From time to time, my university’s student newspaper, The Spectrum, publishes some of the most right wing propagada filled opinion pieces. Today they did so again and prompted me to send in the following response:
Globalization and Hypocrisy
To the editor:
This letter in response to the neoliberal propaganda printed in the 4/19 issue of the Spectrum under the title of “The War in Iraq, WMD?s and DMB”.
What Mr. Haag wrote was not an opinion but a mere regurgitation of extreme right wing propaganda aimed at silencing criticism of the occupation of Iraq.
It is therefore not surprising that his article is a prime example of the hipocrisy which is abound in the executive branch of the federal government and the conservatively biased media.
Although President Bush claims to be a devout Christian, he only follows the teachings of the Bible when it is convenient to him.
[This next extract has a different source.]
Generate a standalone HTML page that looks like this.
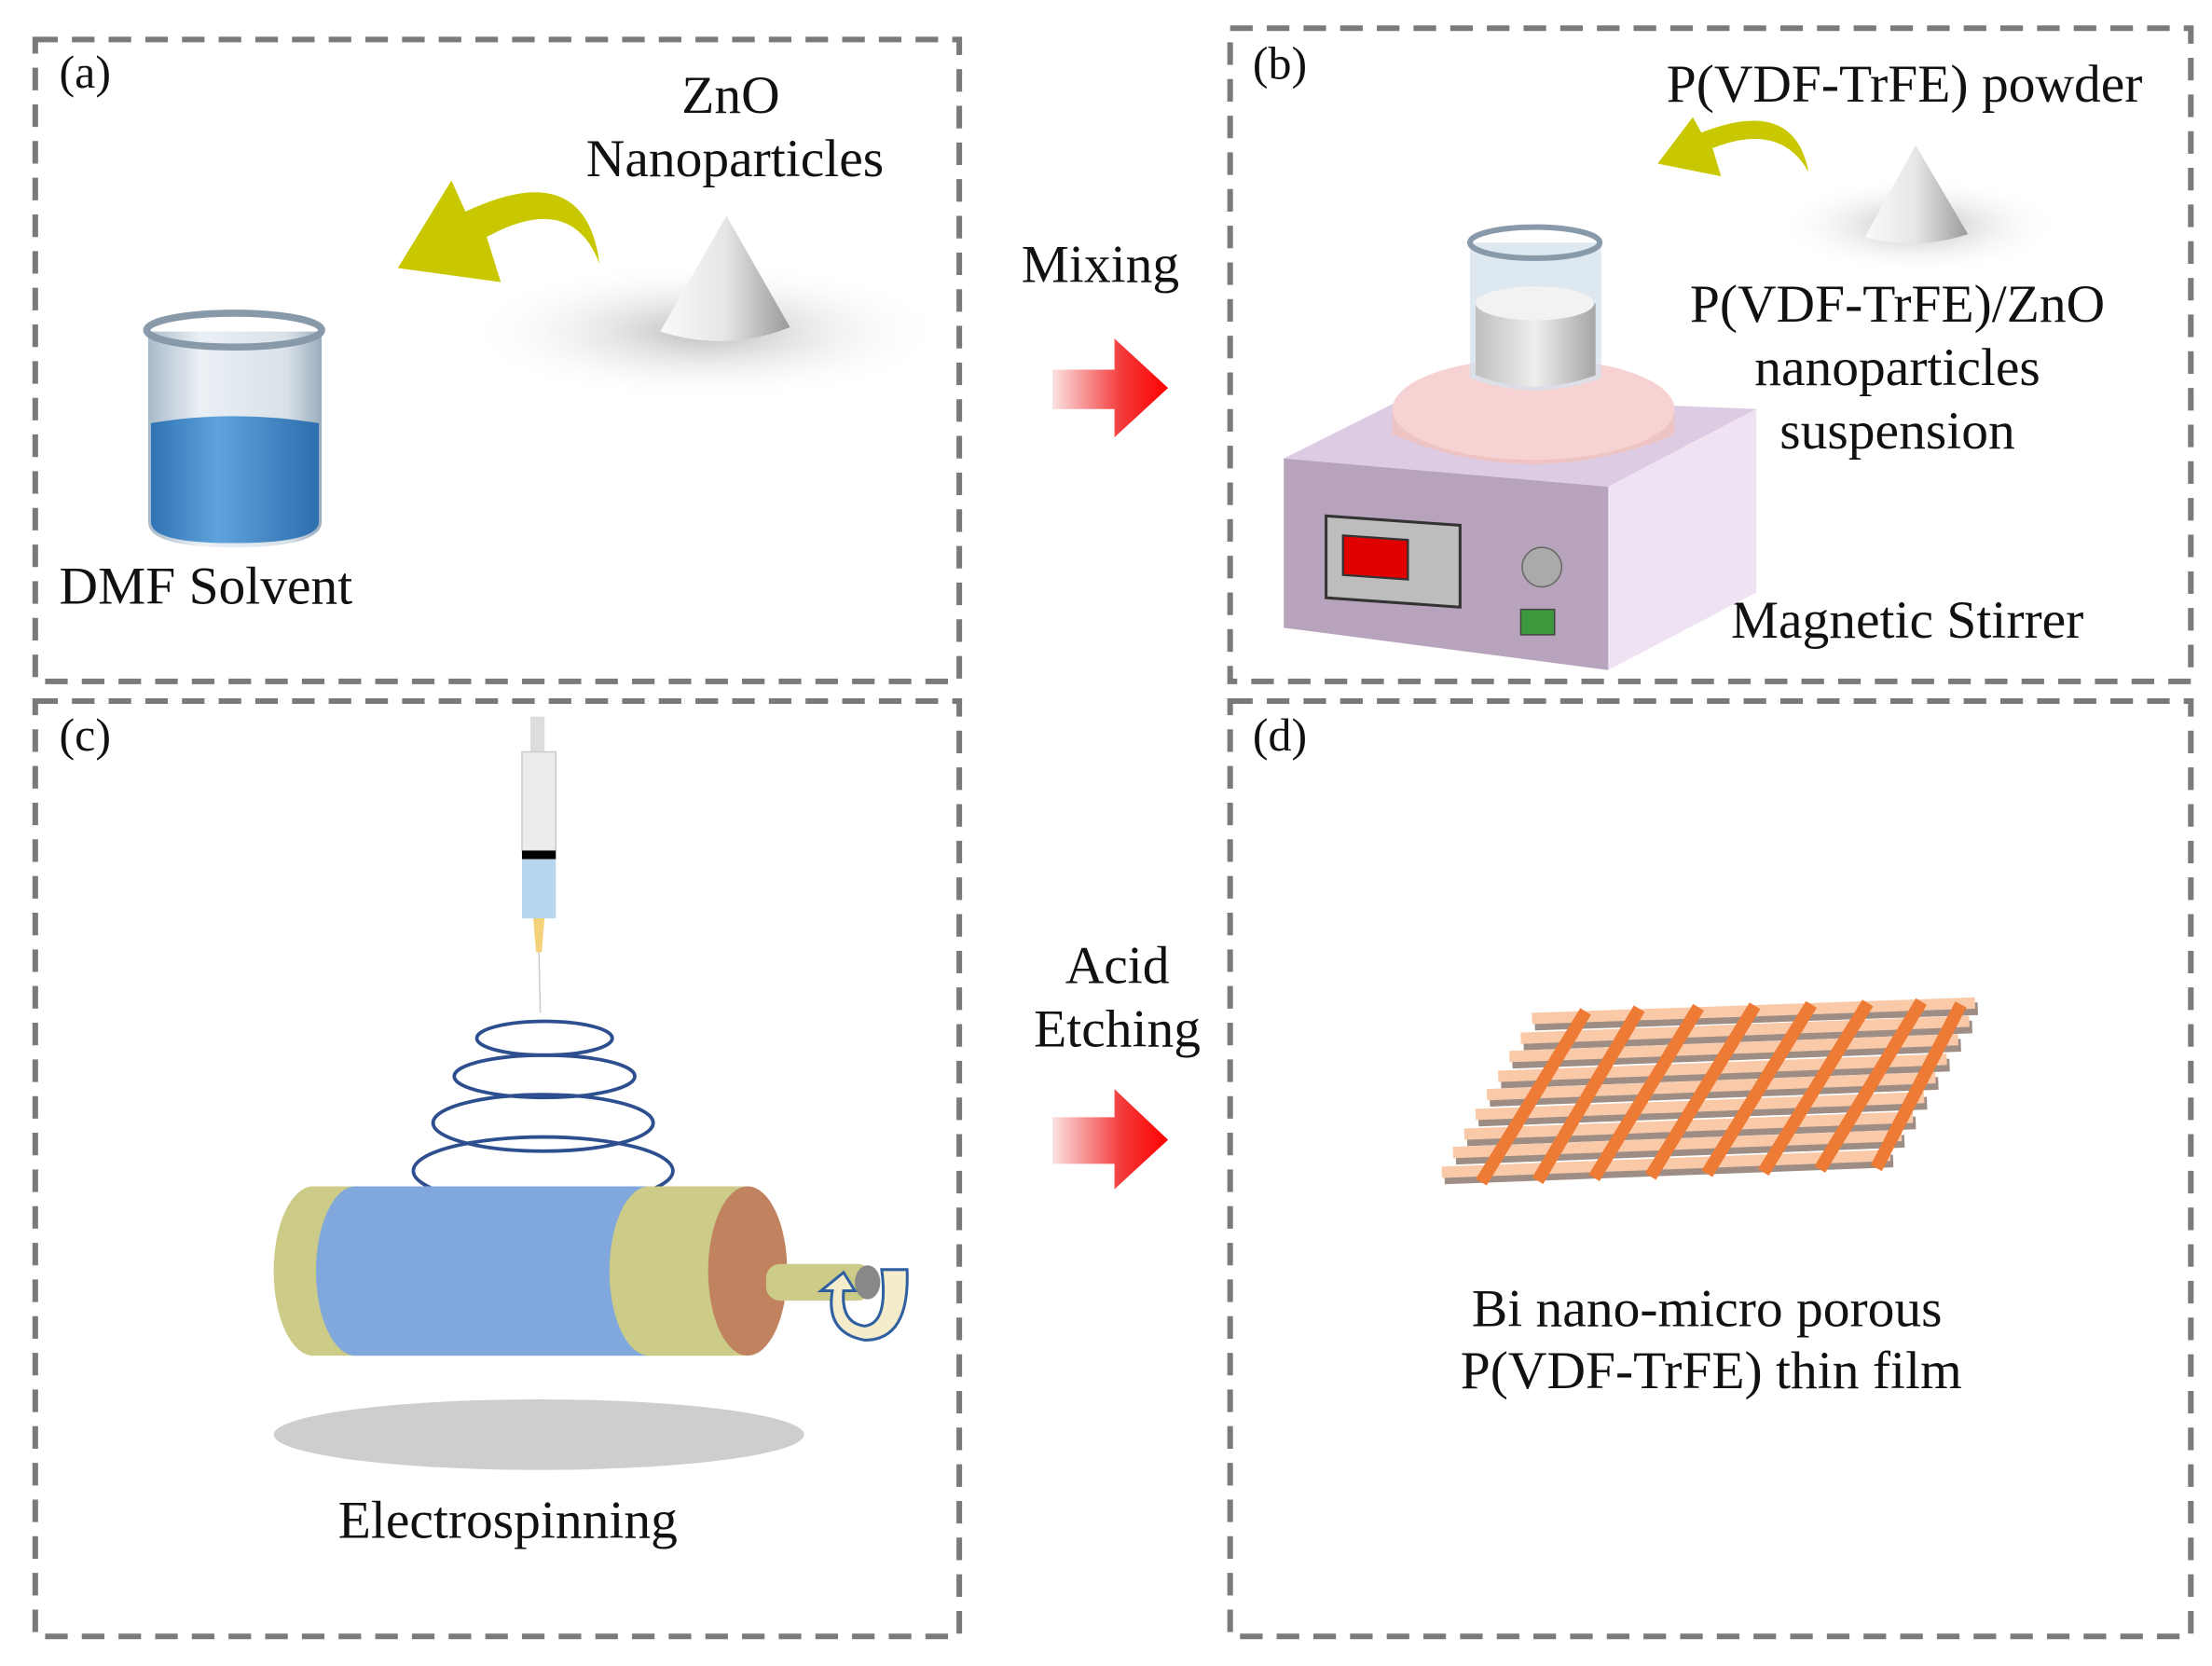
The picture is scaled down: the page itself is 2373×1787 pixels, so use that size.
<!DOCTYPE html>
<html><head><meta charset="utf-8"><style>html,body{margin:0;padding:0;background:#fff}svg{display:block}</style></head>
<body>
<svg width="2373" height="1787" viewBox="0 0 1568 1181" preserveAspectRatio="none" xmlns="http://www.w3.org/2000/svg" font-family="'Liberation Serif', serif" fill="#111">
<defs>
<linearGradient id="red" x1="0" x2="1" y1="0" y2="0"><stop offset="0" stop-color="#fbe2e2"/><stop offset="0.6" stop-color="#f43a3a"/><stop offset="1" stop-color="#ff0000"/></linearGradient>
<radialGradient id="shad" cx="0.5" cy="0.5" r="0.5"><stop offset="0" stop-color="#bbb"/><stop offset="1" stop-color="#fff" stop-opacity="0"/></radialGradient>
<linearGradient id="cone" x1="0" x2="1"><stop offset="0" stop-color="#fafafa"/><stop offset="0.5" stop-color="#e6e6e6"/><stop offset="1" stop-color="#9a9a9a"/></linearGradient>
<linearGradient id="glass" x1="0" x2="1"><stop offset="0" stop-color="#9fb3c4"/><stop offset="0.3" stop-color="#e8eef3"/><stop offset="0.8" stop-color="#d5dee6"/><stop offset="1" stop-color="#8ea3b5"/></linearGradient>
<linearGradient id="liq" x1="0" x2="1"><stop offset="0" stop-color="#2f73b4"/><stop offset="0.4" stop-color="#5fa3dc"/><stop offset="1" stop-color="#2d6eae"/></linearGradient>
<linearGradient id="white" x1="0" x2="1"><stop offset="0" stop-color="#bfbfbf"/><stop offset="0.5" stop-color="#eee"/><stop offset="1" stop-color="#a5a5a5"/></linearGradient>
</defs>
<g fill="none" stroke="#7a7a7a" stroke-width="4" stroke-dasharray="16 10">
<rect x="25" y="28" width="655" height="455"/>
<rect x="872" y="20" width="681" height="463"/>
<rect x="25" y="497" width="655" height="663"/>
<rect x="872" y="497" width="681" height="663"/>
</g>
<g font-size="33"><text x="42" y="62">(a)</text><text x="888" y="56">(b)</text><text x="42" y="532">(c)</text><text x="888" y="532">(d)</text></g>
<g font-size="38" text-anchor="middle">
<text x="518" y="80">ZnO</text><text x="521" y="125">Nanoparticles</text>
<text x="780" y="200">Mixing</text>
<text x="1350" y="72">P(VDF-TrFE) powder</text>
<text x="1345" y="228">P(VDF-TrFE)/ZnO</text><text x="1345" y="273">nanoparticles</text><text x="1345" y="318">suspension</text>
<text x="1352" y="452">Magnetic Stirrer</text>
<text x="792" y="697">Acid</text><text x="792" y="742">Etching</text>
<text x="360" y="1090">Electrospinning</text>
<text x="1210" y="940">Bi nano-micro porous</text><text x="1213" y="984">P(VDF-TrFE) thin film</text>
</g>
<text x="42" y="428" font-size="38">DMF Solvent</text>
<!-- (a) -->
<ellipse cx="500" cy="235" rx="170" ry="50" fill="url(#shad)"/>
<path d="M515,153 L468,235 Q515,250 560,232 Z" fill="url(#cone)"/>
<path d="M425,187 Q405,135 345,168 L355,200 L282,190 L320,128 L330,150 Q415,110 425,187Z" fill="#c9c800"/>
<path d="M105,235 L105,370 Q105,388 165,388 Q228,388 228,370 L228,235 Z" fill="url(#glass)" opacity="0.9"/>
<path d="M107,300 Q165,290 226,300 L226,370 Q226,385 165,385 Q107,385 107,370 Z" fill="url(#liq)"/>
<ellipse cx="166" cy="234" rx="62" ry="12" fill="none" stroke="#8899aa" stroke-width="5"/>
<!-- red arrows -->
<path d="M746,262 L790,262 L790,240 L828,275 L790,310 L790,290 L746,290 Z" fill="url(#red)"/>
<path d="M746,792 L790,792 L790,772 L828,808 L790,843 L790,825 L746,825 Z" fill="url(#red)"/>
<!-- (b) -->
<ellipse cx="1360" cy="160" rx="100" ry="35" fill="url(#shad)"/>
<path d="M1358,103 L1322,168 Q1358,178 1395,166 Z" fill="url(#cone)"/>
<path d="M1282,122 Q1262,86 1214,105 L1220,125 L1175,116 L1200,83 L1206,94 Q1272,68 1282,122Z" fill="#c9c800"/>
<path d="M910,325 L1000,280 L1245,290 L1140,345 Z" fill="#dccbe2"/>
<path d="M1140,345 L1245,290 L1245,420 L1140,475 Z" fill="#efe3f3"/>
<path d="M910,325 L1140,345 L1140,475 L910,445 Z" fill="#b8a3bd"/>
<rect x="940" y="367" width="95" height="58" fill="#bdbdbd" stroke="#333" stroke-width="2" transform="skewY(4) translate(0,-67)"/>
<rect x="952" y="380" width="46" height="28" fill="#e00000" stroke="#333" stroke-width="1.5" transform="skewY(4) translate(0,-67)"/>
<circle cx="1093" cy="402" r="14" fill="#aaa" stroke="#666"/>
<rect x="1078" y="432" width="24" height="18" fill="#3c9a3c" stroke="#444"/>
<path d="M987,290 L987,308 Q1087,350 1187,308 L1187,290 Z" fill="#eec3c3"/>
<ellipse cx="1087" cy="290" rx="100" ry="36" fill="#f6d2d2"/>
<path d="M1042,172 L1042,268 Q1088,285 1135,268 L1135,172 Z" fill="#d6e2ec" opacity="0.8"/>
<path d="M1046,215 L1046,266 Q1088,282 1131,266 L1131,215 Z" fill="url(#white)"/>
<ellipse cx="1088" cy="215" rx="42" ry="12" fill="#f2f2f2"/>
<ellipse cx="1088" cy="172" rx="46" ry="11" fill="none" stroke="#8899aa" stroke-width="4"/>
<!-- (c) -->
<rect x="376" y="508" width="10" height="25" fill="#ddd"/>
<rect x="370" y="533" width="24" height="70" fill="#ececec" stroke="#ccc"/>
<rect x="370" y="603" width="24" height="6" fill="#000"/>
<rect x="370" y="609" width="24" height="42" fill="#b7d6ee"/>
<path d="M378,651 L386,651 L384,675 L380,675Z" fill="#f3d27a"/>
<line x1="382" y1="675" x2="383" y2="718" stroke="#ccc" stroke-width="1"/>
<g fill="none" stroke="#2e4f8f" stroke-width="2.5">
<ellipse cx="386" cy="736" rx="48" ry="12"/>
<ellipse cx="386" cy="763" rx="64" ry="15"/>
<ellipse cx="385" cy="796" rx="78" ry="20"/>
<ellipse cx="385" cy="830" rx="92" ry="24"/>
</g>
<rect x="220" y="841" width="300" height="120" fill="#cccb88"/>
<ellipse cx="222" cy="901" rx="28" ry="60" fill="#cccb88"/>
<rect x="250" y="841" width="210" height="120" fill="#80a8dc"/>
<ellipse cx="252" cy="901" rx="28" ry="60" fill="#80a8dc"/>
<ellipse cx="460" cy="901" rx="28" ry="60" fill="#cccb88"/>
<rect x="460" y="841" width="70" height="120" fill="#cccb88"/>
<ellipse cx="530" cy="901" rx="28" ry="60" fill="#c0825f"/>
<rect x="543" y="896" width="75" height="26" rx="10" fill="#cccb88"/>
<ellipse cx="615" cy="909" rx="9" ry="12" fill="#888"/>
<path d="M625,900 L643,900 Q645,950 613,950 Q585,945 590,915 L582,915 L598,902 L606,915 L598,915 Q596,938 613,940 Q630,938 625,900Z" fill="#f4eccb" stroke="#2e5fa0" stroke-width="2"/>
<ellipse cx="382" cy="1017" rx="188" ry="25" fill="#cfcdcd"/>
<!-- (d) mesh -->
<g stroke-linecap="butt">
<g stroke="#9e8d84" stroke-width="9">
<line x1="1024" y1="835" x2="1342" y2="823"/><line x1="1032" y1="821" x2="1350" y2="809"/><line x1="1040" y1="808" x2="1358" y2="796"/><line x1="1048" y1="794" x2="1366" y2="782"/><line x1="1056" y1="780" x2="1374" y2="768"/><line x1="1064" y1="767" x2="1382" y2="755"/><line x1="1072" y1="753" x2="1390" y2="741"/><line x1="1080" y1="740" x2="1398" y2="728"/><line x1="1088" y1="726" x2="1402" y2="715"/>
</g>
<g stroke="#f9c9a8" stroke-width="8">
<line x1="1022" y1="831" x2="1340" y2="819"/><line x1="1030" y1="817" x2="1348" y2="805"/><line x1="1038" y1="804" x2="1356" y2="792"/><line x1="1046" y1="790" x2="1364" y2="778"/><line x1="1054" y1="776" x2="1372" y2="764"/><line x1="1062" y1="763" x2="1380" y2="751"/><line x1="1070" y1="749" x2="1388" y2="737"/><line x1="1078" y1="736" x2="1396" y2="724"/><line x1="1086" y1="722" x2="1400" y2="711"/>
</g>
<g stroke="#ee7b35" stroke-width="9">
<line x1="1050" y1="838" x2="1124" y2="717"/><line x1="1090" y1="837" x2="1162" y2="715"/><line x1="1130" y1="835" x2="1204" y2="714"/><line x1="1170" y1="834" x2="1244" y2="713"/><line x1="1210" y1="832" x2="1284" y2="712"/><line x1="1250" y1="831" x2="1324" y2="711"/><line x1="1290" y1="829" x2="1362" y2="710"/><line x1="1330" y1="828" x2="1390" y2="712"/>
</g>
</g>
</svg>
</body></html>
Not only would he deny the LGBT community their deserved freedoms any day while supporting right wing family values orgainzations, but he also chooses to ignore the gospel of Luke, where the hypocrite is clearly defined, when it comes to foreign policy, as professor and historian Noam Chomsky pointed out in recent speeches.
While many would probably not deny that removing Saddam was good in and by itself, focusing on that aspect of the war in Iraq alone ignores the larger issues involved here.
One of those is that of the element of hypocrisy in the actions of the White House.
Saddam’s regime was only one of at least half a dozen regimes in that region that are known for mistreating the people they are meant to govern. While President Bush ordered the removal of Saddam, he considered the government of Uzbekistan, which has also committed atrocities against its own people, an ally and friend.
Then there is also the fact that all the way to the end of the 1980s, the US government actively supported Saddam Hussein and condoned actions such as his gassing of the Kurds. Claiming that he was the greatest danger to the Israel and the US is therefore a baseless accusation, especially when one considers that Saddam could have not launched a large scale attack if he had wanted to as he had been disarmed ever since the early 1990s.
Further into his opinion piece, Mr. Haag accuses supporters of peace of supporting terrorism. If anyone encourages the activities of terrorists in Iraq it’s the Bush administration, whose actions in Iraq and Afghanistan have infuriated terrorists who had previously never had any relationship with Iraq. Saddam Hussein never directly supported terrorism as he was in favor of a secular form of government and not the religious extremist form that the likes of Osama Bin Laden advocate.
Mr. Haag also mentions the ludicrous idea that the war in Iraq somehow preserves our freedoms here at home. In reality we have however seen that it is the lackluster way in which our government has fought the so-called war on terrorism (yes, President Clinton too was guilty of this) that has reduced our freedoms through Patriot Acts 1 and 2, and not the wars in the middle east.
I would like to encourage Mr. Haag to look at the big picture by analyzing US foreign policy over the last 40 years by using information from a variety of sources as there is a larger pattern that the war in Iraq fits into. And unfortunately that pattern is not the rosy fantasy many noeliberals would like us to believe to be reality.